-------- Dataset excerpt --------

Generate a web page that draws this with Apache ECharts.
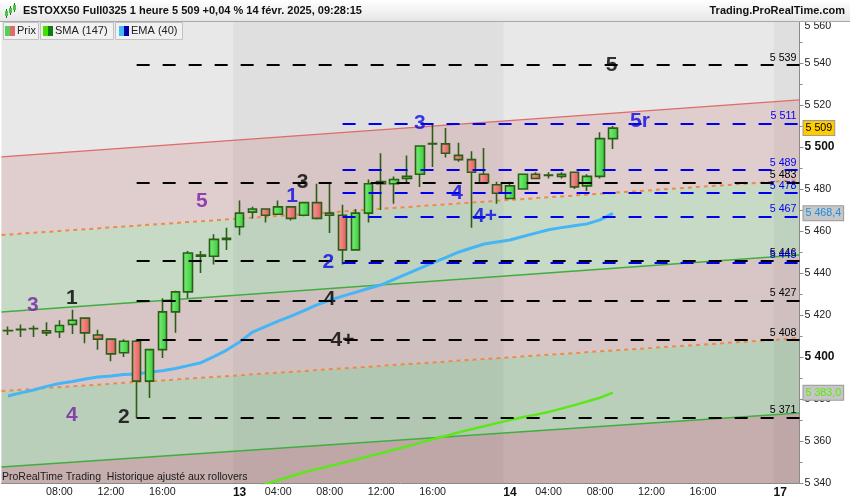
<!DOCTYPE html>
<html><head><meta charset="utf-8">
<script src="https://cdn.jsdelivr.net/npm/echarts@6/dist/echarts.min.js"></script>
<style>html,body{margin:0;padding:0;background:#fff}#c{width:850px;height:500px}</style>
</head><body><div id="c"></div>
<script>
// ---------- DATA ----------
const days = ['12', '13', '14', '17'];
const dayFirstHour = [4, 1, 1, 1];
const dayLastHour = [21, 21, 21, 2];

const opens  = [5412.5,5413,5413.5,5412.5,5412,5415.5,5418.5,5410.5,5408.5,5402,5407.5,5388.5,5403.5,5421.5,5431,5448.5,5448,5456,5462,5469,5470.5,5468,5471.5,5467.5,5473.5,5468.5,5467.5,5451,5468.5,5482.5,5482.5,5485,5487,5501.5,5501.5,5496,5494,5487,5482,5475.5,5480,5487,5486.5,5486,5488,5481.5,5486,5504];
const closes = [5412.6,5413.2,5413.6,5411.5,5415,5417.5,5411.5,5408.5,5401.5,5407.5,5388.5,5403.5,5421.5,5431,5449.5,5448,5456,5456.5,5468.5,5470.5,5467.5,5471.5,5466,5473.5,5466,5467.5,5451,5468.5,5482.5,5483.5,5484.5,5486,5500.5,5501.6,5497,5494,5488,5483,5478,5481.5,5487,5485,5486.6,5487,5481,5486,5504,5509];
const lows   = [5410.5,5409.5,5409.5,5410,5409,5411,5406.5,5403.5,5398,5400,5371,5380.5,5399.5,5411.5,5428,5440,5444,5451,5458,5466,5464,5468,5465,5467,5465.5,5459,5444,5451,5464,5470,5473,5482.5,5481,5490.5,5495,5493,5461.5,5483,5473,5475.5,5480,5485,5485,5485,5480,5479,5485,5499];
const highs  = [5414.5,5415.5,5415,5416.5,5417.5,5422.5,5418.5,5413,5408.5,5408.5,5408.5,5403.5,5428,5431.5,5450.5,5450.5,5458.5,5461.5,5474.5,5471.5,5470.5,5474.5,5471.5,5473.5,5482.5,5482.5,5472.5,5470.5,5484.5,5497,5486,5496,5500.5,5510.5,5509,5502,5498,5499.5,5483.5,5483.5,5487,5488,5488,5488,5488,5487,5507,5510];

const ema40 = [5381.4,5382.9,5384.3,5386.0,5387.4,5388.3,5389.5,5390.5,5391.0,5391.7,5391.9,5392.8,5393.5,5394.5,5395.9,5397.3,5400.2,5403.3,5407.1,5411.9,5414.5,5417.1,5419.5,5422.1,5424.8,5427.0,5429.0,5430.8,5432.6,5434.4,5437.0,5439.6,5442.2,5444.8,5447.3,5449.9,5451.9,5453.8,5454.8,5455.7,5457.4,5459.0,5460.6,5461.6,5462.5,5463.4,5465.3,5468.4];
const sma147 = [null,null,null,null,null,null,null,null,null,null,null,null,null,null,null,null,null,5333.4,5335.4,5337.3,5339.3,5341.3,5343.2,5345.1,5346.6,5348.1,5349.6,5351.1,5352.7,5354.2,5355.8,5357.4,5359.1,5360.8,5362.4,5364.1,5365.6,5367.0,5368.5,5370.0,5371.3,5372.5,5373.8,5375.4,5377.1,5378.8,5380.6,5383.0];

// regression channel lines: value at left edge and right edge of the chart
const chanLeft  = [5495.3, 5458.1, 5421.4, 5383.8, 5347.6];
const chanRight = [5522.4, 5484.3, 5448.6, 5409.0, 5373.3];

// horizontal levels
const blackLevels = [5539, 5483, 5446, 5427, 5408, 5371];
const blackStart = 10;
const blueLevels = [5511, 5489, 5478, 5467, 5445];
const blueStart = 26;

// wave count labels
const waveText  = ['5', '3', '2', '4', '4+', '2', '1', '3', '4', '5', '1', '3', '5r', '4', '4+'];
const waveX     = [46.9, 22.9, 24.9, 25.0, 26.0, 9.0, 4.97, 1.94, 4.97, 15.07, 22.07, 32.0, 49.1, 34.9, 37.06];
const waveY     = [5539, 5483, 5445.2, 5427.6, 5408.1, 5371.4, 5428.1, 5424.8, 5372.4, 5474.3, 5476.7, 5511.4, 5512.4, 5478.1, 5467.1];
const waveColor = ['k', 'k', 'b', 'k', 'k', 'k', 'k', 'p', 'p', 'p', 'b', 'b', 'b', 'b', 'b'];

const yTicksMin = 5340, yTicksMax = 5560, yTickStep = 20;

// ---------- BUILD ----------
const categories = [];
days.forEach((d, k) => { for (let h = dayFirstHour[k]; h <= dayLastHour[k]; h++) categories.push(d + '|' + h); });
const NC = categories.length;
const xL = -0.5, xR = NC - 0.5;
const candleData = opens.map((o, i) => [o, closes[i], lows[i], highs[i]]);

function fmt(v, dec) {
  const s = v.toFixed(dec || 0);
  const parts = s.split('.');
  const ip = parts[0].replace(/\B(?=(\d{3})+(?!\d))/g, ' ');
  return parts.length > 1 ? ip + ',' + parts[1] : ip;
}
const FONT = 'Liberation Sans, Arial, sans-serif';
const colMap = { k: '#000000', b: '#0a0ae6', p: '#7a1ea6' };

// dark day bands (value-axis coords)
const darkBands = [];
{
  let idx = 0;
  days.forEach((d, k) => {
    const n = dayLastHour[k] - dayFirstHour[k] + 1;
    if (k % 2 === 1) darkBands.push([idx - 0.5, idx + n - 0.5]);
    idx += n;
  });
}
const regionColors = ['#e0cdcd', '#c6dac6', '#d8c6c6', '#b9cfb9', '#c6aeae'];

const levelLines = [];
blackLevels.forEach(v => levelLines.push([
  { coord: [blackStart, v], lineStyle: { color: '#000', width: 2, type: [13, 13] }, label: { formatter: fmt(v), color: '#000' } },
  { coord: [xR, v] }]));
blueLevels.forEach(v => levelLines.push([
  { coord: [blueStart, v], lineStyle: { color: '#0000f0', width: 2, type: [13, 13] }, label: { formatter: fmt(v), color: '#0000f0' } },
  { coord: [xR, v] }]));

function priceTag(value, dec, textColor, bg) {
  return {
    silent: true, symbol: 'none', precision: dec,
    lineStyle: { width: 0, color: 'rgba(0,0,0,0)' },
    data: [{ yAxis: value }],
    label: { show: true, position: 'end', distance: 4, formatter: () => fmt(value, dec), color: textColor, opacity: 1,
      fontSize: 10.7, fontFamily: FONT, backgroundColor: bg, borderColor: '#9a9a9a', borderWidth: 1, padding: [2, 2, 1, 2] }
  };
}

const chart = echarts.init(document.getElementById('c'), null, { renderer: 'canvas' });

const chanSeries = chanLeft.map((v, k) => ({
  type: 'line', xAxisIndex: 1, yAxisIndex: 0, silent: true, symbol: 'none', z: 1,
  data: [[xL, v], [xR, chanRight[k]]],
  lineStyle: k === 0 ? { color: '#e06a6a', width: 1.2 }
    : (k % 2 === 1 ? { color: '#f08a4c', width: 2, type: [4, 4] } : { color: '#3fae3f', width: 1.5 })
}));

const option = {
  animation: false,
  backgroundColor: '#ffffff',
  textStyle: { fontFamily: FONT },
  grid: { left: 1.5, right: 50.5, top: 21, bottom: 17, show: true, backgroundColor: '#e8e8e8', borderWidth: 0 },
  xAxis: [{
    type: 'category', data: categories, boundaryGap: true,
    axisLine: { onZero: false, lineStyle: { color: '#8a8a8a' } },
    axisTick: { alignWithLabel: true, length: 3, lineStyle: { color: '#8a8a8a' },
      interval: (i, v) => (+v.split('|')[1]) % 4 === 0 },
    axisLabel: {
      fontSize: 10.7, color: '#222', margin: 4, fontFamily: FONT,
      interval: (i, v) => { const h = +v.split('|')[1]; return h === 1 || (h % 4 === 0 && h !== 20 && i !== 0); },
      formatter: v => { const p = v.split('|'); const h = +p[1]; return h === 1 ? '{b|' + p[0] + '}' : (h < 10 ? '0' + h : h) + ':00'; },
      rich: { b: { fontWeight: 'bold', fontSize: 12, fontFamily: FONT, color: '#111' } }
    },
    splitLine: { show: false }
  }, {
    type: 'value', min: xL, max: xR, show: false
  }],
  yAxis: [{
    type: 'value', position: 'right', min: yTicksMin, max: yTicksMax, interval: yTickStep, scale: true,
    axisLine: { show: true, onZero: false, lineStyle: { color: '#8a8a8a' } },
    axisTick: { show: true, length: 4, lineStyle: { color: '#8a8a8a' } },
    minorTick: { show: true, splitNumber: 2, length: 3, lineStyle: { color: '#8a8a8a' } },
    splitLine: { show: false },
    axisLabel: {
      fontSize: 10.7, color: '#222', margin: 5, fontFamily: FONT,
      verticalAlignMaxLabel: 'top',
      formatter: v => v % 100 === 0 ? '{b|' + fmt(v) + '}' : fmt(v),
      rich: { b: { fontWeight: 'bold', fontSize: 12, fontFamily: FONT, color: '#111' } }
    }
  }],
  graphic: [
    { type: 'rect', shape: { x: 0, y: 0, width: 850, height: 21 }, z: 100,
      style: { fill: new echarts.graphic.LinearGradient(0, 0, 0, 1, [{ offset: 0, color: '#ffffff' }, { offset: 1, color: '#e6e6e6' }]) } },
    { type: 'line', shape: { x1: 0, y1: 21.5, x2: 850, y2: 21.5 }, z: 100, style: { stroke: '#a8a8a8', lineWidth: 1 } },
    { type: 'line', shape: { x1: 6.5, y1: 9, x2: 6.5, y2: 18 }, z: 101, style: { stroke: '#2b5e16', lineWidth: 1 } },
    { type: 'rect', shape: { x: 5, y: 11, width: 3, height: 5 }, z: 102, style: { fill: '#49c449' } },
    { type: 'line', shape: { x1: 10.5, y1: 6, x2: 10.5, y2: 15 }, z: 101, style: { stroke: '#2b5e16', lineWidth: 1 } },
    { type: 'rect', shape: { x: 9, y: 8, width: 3, height: 5 }, z: 102, style: { fill: '#49c449' } },
    { type: 'line', shape: { x1: 14.5, y1: 3, x2: 14.5, y2: 12 }, z: 101, style: { stroke: '#2b5e16', lineWidth: 1 } },
    { type: 'rect', shape: { x: 13, y: 5, width: 3, height: 5 }, z: 102, style: { fill: '#49c449' } },
    { type: 'text', x: 23, y: 11, z: 101, style: { text: 'ESTOXX50 Full0325 1 heure 5 509 +0,04 % 14 févr. 2025, 09:28:15', font: 'bold 11px ' + FONT, fill: '#111', textVerticalAlign: 'middle' } },
    { type: 'text', x: 845, y: 11, z: 101, style: { text: 'Trading.ProRealTime.com', font: 'bold 11px ' + FONT, fill: '#111', textAlign: 'right', textVerticalAlign: 'middle' } },
    // legend tabs
    { type: 'rect', shape: { x: 3.5, y: 22.5, width: 35, height: 17 }, z: 100, style: { fill: '#f1f1f1', stroke: '#c2c2c2' } },
    { type: 'rect', shape: { x: 5, y: 26, width: 5, height: 10 }, z: 101, style: { fill: '#55d055' } },
    { type: 'rect', shape: { x: 10, y: 26, width: 5, height: 10 }, z: 101, style: { fill: '#e26a6a' } },
    { type: 'text', x: 17, y: 31, z: 101, style: { text: 'Prix', font: '11px ' + FONT, fill: '#222', textVerticalAlign: 'middle' } },
    { type: 'rect', shape: { x: 40.5, y: 22.5, width: 73, height: 17 }, z: 100, style: { fill: '#f1f1f1', stroke: '#c2c2c2' } },
    { type: 'rect', shape: { x: 43, y: 26, width: 5, height: 10 }, z: 101, style: { fill: '#44e000' } },
    { type: 'rect', shape: { x: 48, y: 26, width: 5, height: 10 }, z: 101, style: { fill: '#0f7d0f' } },
    { type: 'text', x: 55, y: 31, z: 101, style: { text: 'SMA (147)', font: '11px ' + FONT, fill: '#222', textVerticalAlign: 'middle' } },
    { type: 'rect', shape: { x: 115.5, y: 22.5, width: 67, height: 17 }, z: 100, style: { fill: '#f1f1f1', stroke: '#c2c2c2' } },
    { type: 'rect', shape: { x: 119, y: 26, width: 5, height: 10 }, z: 101, style: { fill: '#44b8f8' } },
    { type: 'rect', shape: { x: 124, y: 26, width: 5, height: 10 }, z: 101, style: { fill: '#0000a8' } },
    { type: 'text', x: 131, y: 31, z: 101, style: { text: 'EMA (40)', font: '11px ' + FONT, fill: '#222', textVerticalAlign: 'middle' } },
    { type: 'text', x: 2, y: 477, z: 100, style: { text: 'ProRealTime Trading  Historique ajusté aux rollovers', font: '10.5px ' + FONT, fill: '#1a1a1a', textVerticalAlign: 'middle' } }
  ],
  series: [
    {
      type: 'custom', xAxisIndex: 1, yAxisIndex: 0, silent: true, z: 0,
      data: [[0]],
      renderItem: (params, api) => {
        const children = [];
        const lines = chanLeft.map((v, k) => [api.coord([xL, v]), api.coord([xR, chanRight[k]])]);
        const bot = [api.coord([xL, yTicksMin]), api.coord([xR, yTicksMin])];
        for (let k = 0; k < lines.length; k++) {
          const t = lines[k], b = k < lines.length - 1 ? lines[k + 1] : bot;
          children.push({ type: 'polygon', shape: { points: [t[0], t[1], b[1], b[0]] }, style: { fill: regionColors[k] } });
        }
        darkBands.forEach(([a, b]) => {
          const p1 = api.coord([a, yTicksMax]), p2 = api.coord([b, yTicksMin]);
          children.push({ type: 'rect', shape: { x: p1[0], y: p1[1], width: p2[0] - p1[0], height: p2[1] - p1[1] }, style: { fill: 'rgba(0,0,0,0.035)' } });
        });
        return { type: 'group', children };
      }
    },
    ...chanSeries,
    {
      name: 'SMA (147)', type: 'line', xAxisIndex: 0, data: sma147, showSymbol: false, silent: true, z: 3,
      lineStyle: { color: '#5ee61c', width: 2.5 },
      markLine: priceTag(sma147[sma147.length - 1], 1, '#55ee00', '#c6c6c6')
    },
    {
      name: 'EMA (40)', type: 'line', xAxisIndex: 0, data: ema40, showSymbol: false, silent: true, z: 3,
      lineStyle: { color: '#45b5f5', width: 3 },
      markLine: priceTag(ema40[ema40.length - 1], 1, '#1e8ee0', '#c6c6c6')
    },
    {
      name: 'Prix', type: 'candlestick', xAxisIndex: 0, data: candleData, barWidth: 9, z: 4, silent: true,
      itemStyle: {
        color: new echarts.graphic.LinearGradient(0, 0, 1, 0, [{ offset: 0, color: '#80f080' }, { offset: 1, color: '#36c936' }]),
        color0: new echarts.graphic.LinearGradient(0, 0, 1, 0, [{ offset: 0, color: '#f89a9a' }, { offset: 1, color: '#e25a5a' }]),
        borderColor: '#2b5e16', borderColor0: '#2b5e16', borderWidth: 1.6
      },
      markLine: priceTag(closes[closes.length - 1], 0, '#000', '#ffcc00')
    },
    {
      type: 'scatter', xAxisIndex: 1, yAxisIndex: 0, silent: true, z: 6,
      symbolSize: 1, itemStyle: { color: 'rgba(0,0,0,0)' },
      data: waveText.map((t, i) => ({
        value: [waveX[i], waveY[i]],
        label: { show: true, position: 'inside', formatter: t, color: colMap[waveColor[i]], fontSize: 21, fontWeight: 'bold', fontFamily: FONT }
      })),
      markLine: {
        silent: true, symbol: 'none', z: 5,
        label: { show: true, position: 'insideEndTop', distance: [3, 2], fontSize: 10.7, fontFamily: FONT },
        data: levelLines
      }
    }
  ]
};
chart.setOption(option);
</script>
</body></html>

--------

Transcribe exactly, with no pictures, the lines running from the first line of the material through the line holding "const dayLastHour = [21, 21, 21, 2];".

◆ Exercise result:
Generate a web page that draws this with Apache ECharts.
<!DOCTYPE html>
<html><head><meta charset="utf-8">
<script src="https://cdn.jsdelivr.net/npm/echarts@6/dist/echarts.min.js"></script>
<style>html,body{margin:0;padding:0;background:#fff}#c{width:850px;height:500px}</style>
</head><body><div id="c"></div>
<script>
// ---------- DATA ----------
const days = ['12', '13', '14', '17'];
const dayFirstHour = [4, 1, 1, 1];
const dayLastHour = [21, 21, 21, 2];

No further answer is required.